Internet y la gran promesa que todo
el conocimiento iría a estar en línea para el acceso de todos fue una estafa
tan grande como cambiar oro por espejos de colores. No sólo era falsa, sino que
aniquiló una civilización que venía luchando desde varios siglos por la
búsqueda del real conocimiento.
Internet está lleno de información, sí.
Pero la utilidad de ésta deja mucho que desear. Es cierto que se puede ahí
tener acceso a diversos diarios y revistas, a artículos universitarios, a
música, a cine. Pero el elemento central para llegar a lo que a uno le interesa
es normalmente la suerte, más horas infructíferas de búsqueda. Muchos sitios
mantienen el formato de proteger sus publicaciones, por lo que para acceder a
ellas se debe pagar. Muchos libros se encuentran, pero en versiones difusas o
ediciones desactualizadas. La música, en efecto, a través de una muy barata
suscripción, se puede acceder a una gran variedad; pero no siempre de la mejor
calidad ni las mejores interpretaciones. Si usted escucha música clásica,
intente buscar un concierto en particular con un determinado director de
orquesta y comprobará que, al final, lo que hay es bastante limitado. En cuanto
a las películas, lo mismo: incompletas, borrosas, sin subtítulos. Si tiene
dudas, intente buscar una obra de Chabrol, o de Antonioni, o sin ir más lejos,
de Chaplin. ¿No debiera ser Chaplin uno de los cineastas más democráticamente
compartido?
¿Qué está entonces en línea en ese
interminable universo? Pues está invadido por el mismo mal del cual sufre el
planeta: basura. Abundan las noticias mundanas, las informaciones sin ningún
respaldo ni fundamento, la pornografía en todas las acepciones de las palabras.

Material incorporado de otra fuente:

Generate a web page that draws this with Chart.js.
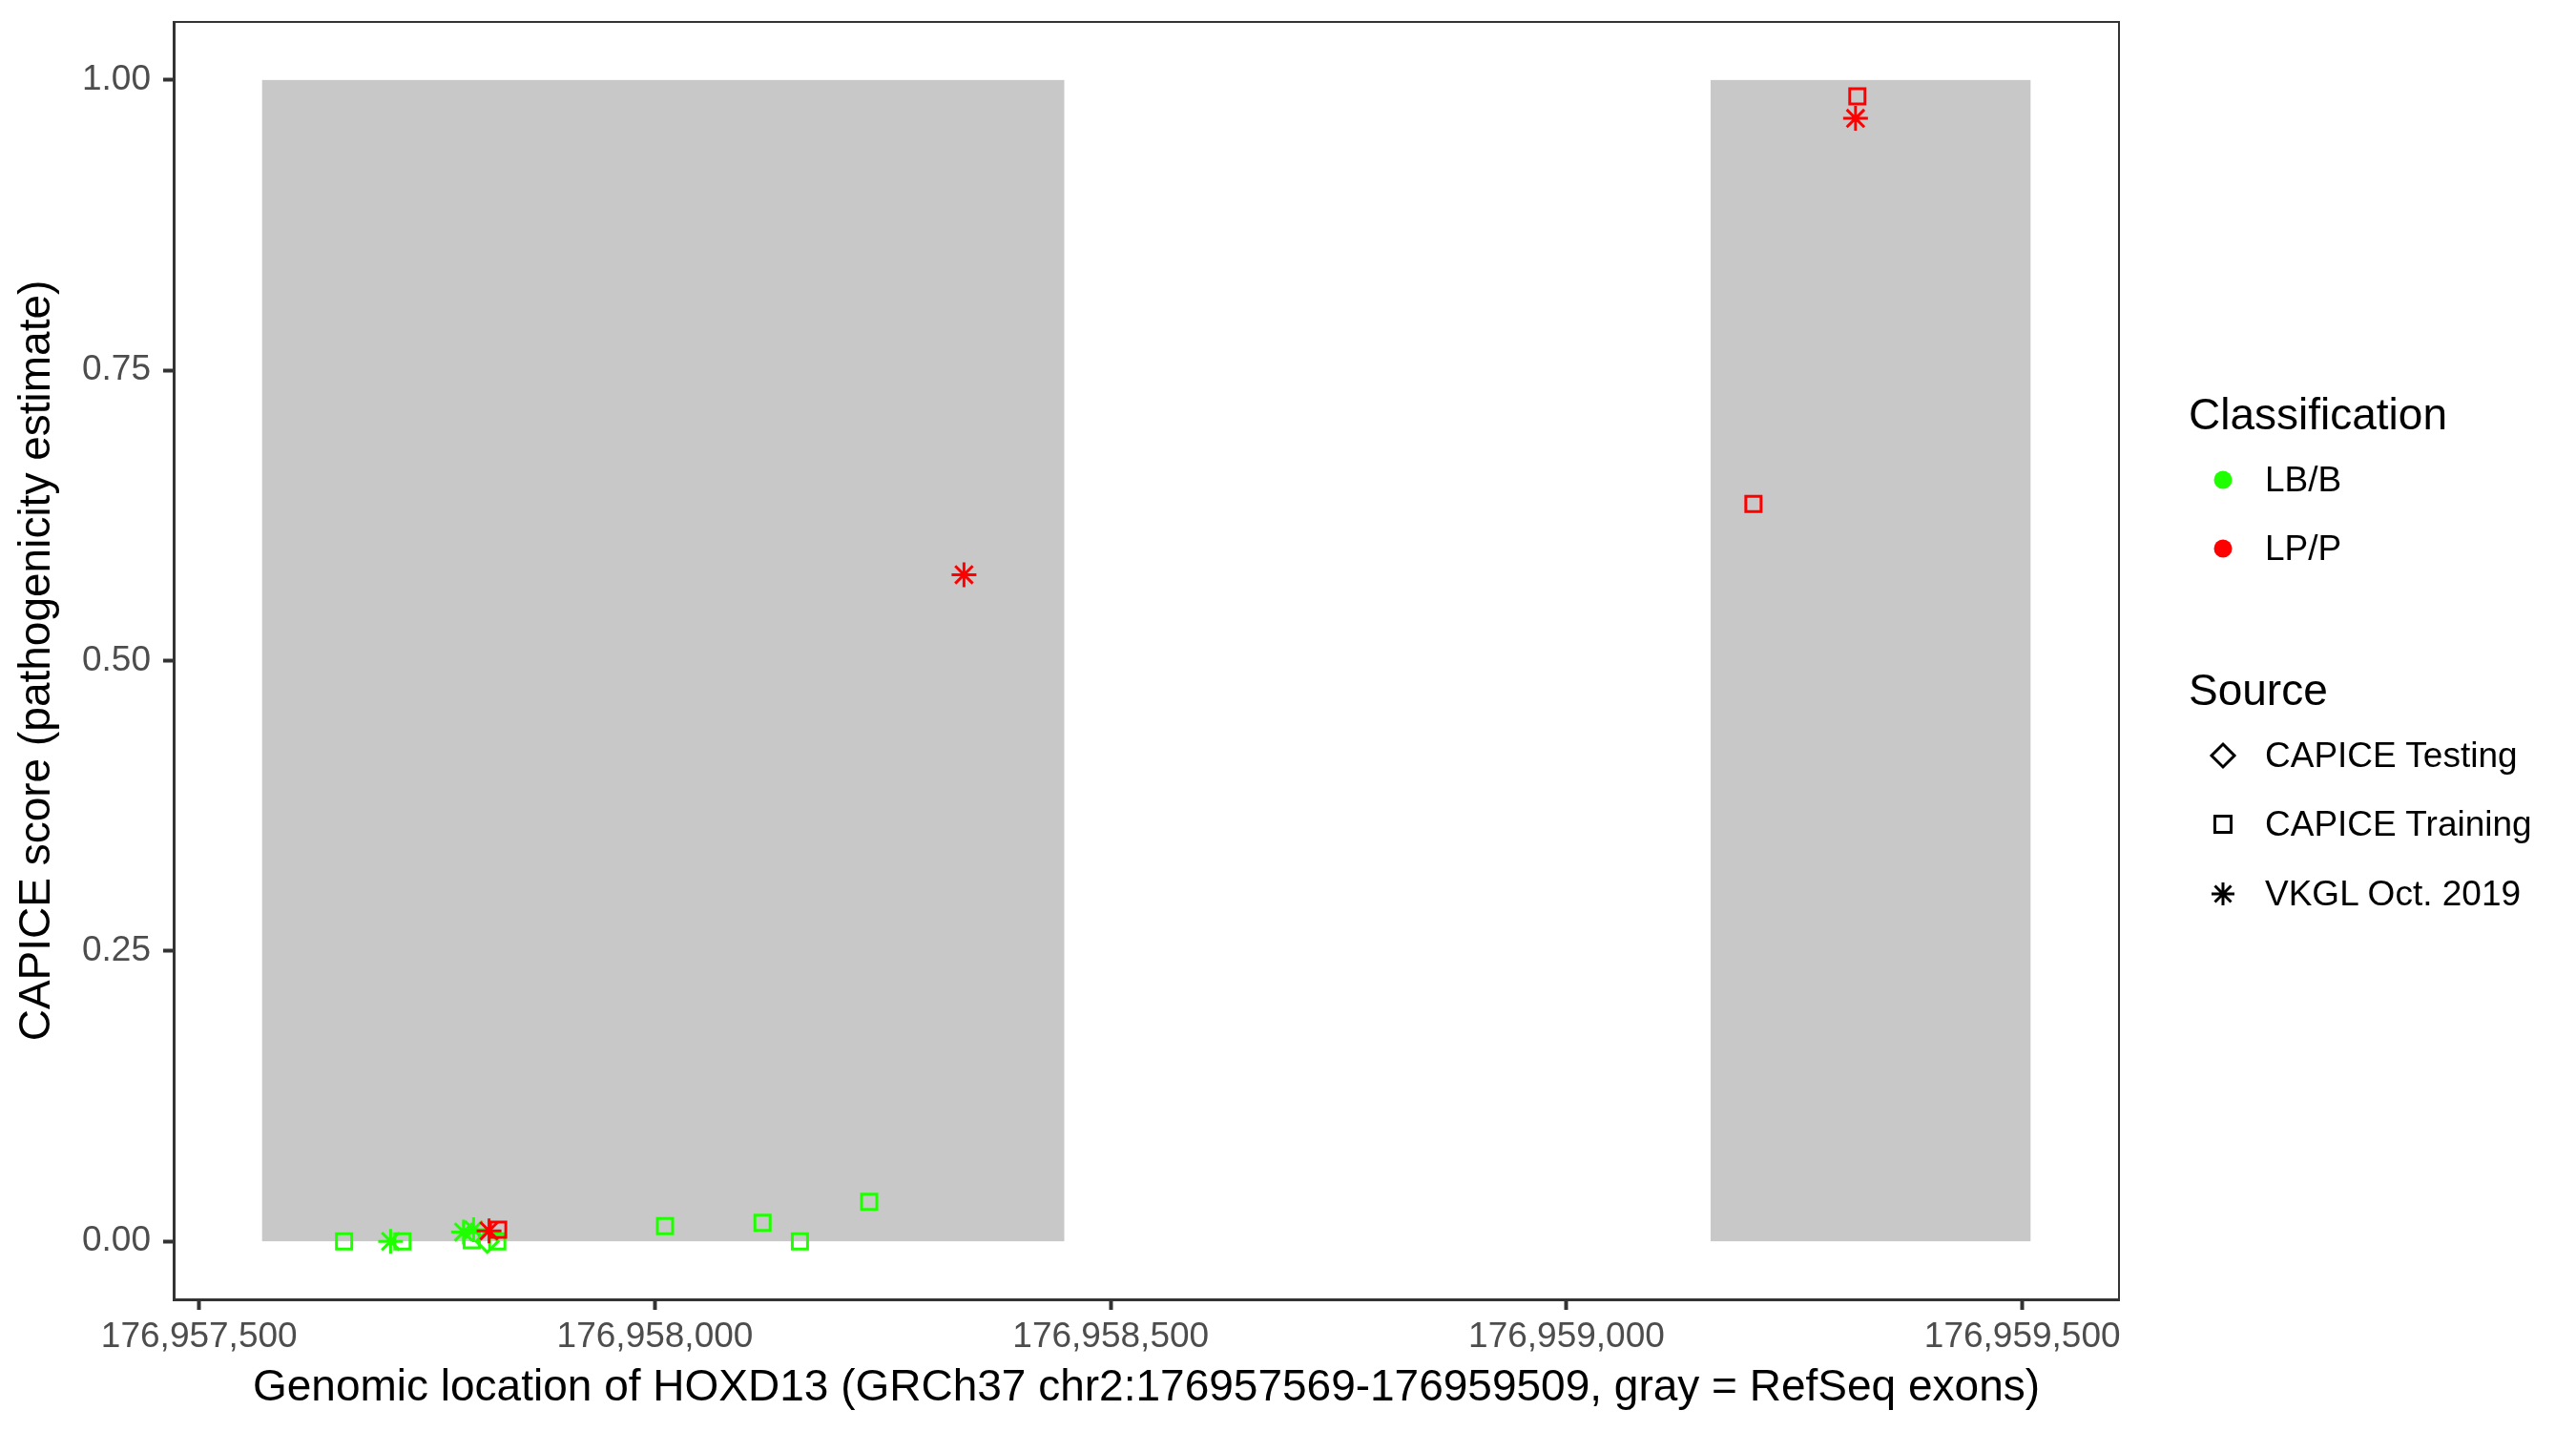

Y muchas, infinitas divagaciones de aficionados y profetas que afirman lo que a
muchos les agrada escuchar, como por ejemplo que gracias al consumo de ciertas plantas divinas o batidos prodigiosos
una se puede volver tan hermosa como una artista famosa, anulando por milagro
cualquier previa determinación genética. Así, la gente ha terminado sacando sus
propias insustentadas conclusiones a temas tan esenciales como las vacunas, la
alimentación o los diagnósticos médicos, restando toda credibilidad a la
ciencia como en los mejores años medievales.
No por todo ello restemos lo
provechoso del instrumento bien manejado. Si se mantienen los hábitos racionales
–ser curioso, tener sentido crítico, cuestionarse, comprobar veracidad- se
puede llegar a sitios en que se encuentra información interesante. También es
cierto que permite el contacto con otras personas, aunque tengo mis dudas sobre
cuán revolucionario sea esto; pues hallarse nunca ha sido una dificultad para
la humanidad, incluso en la edad de piedra. La gente siempre se ha movido y se
ha encontrado. Pero si volvemos a la oferta inicial del acceso masivo a la
sabiduría, la verdad es que el real conocimiento sigue estando en las
bibliotecas, las salas de clases y en la mente de esos profesores mayores que
estudiaron con lápiz y cuaderno, discriminando lo que había que apuntar y
subrayar, prestando atención a sus maestros, indagando, consultando, viajando,
anotando con letra manuscrita en una libreta, en suma, recurriendo a todas las
herramientas posibles para dar respuesta a una interrogante, excepto a Internet.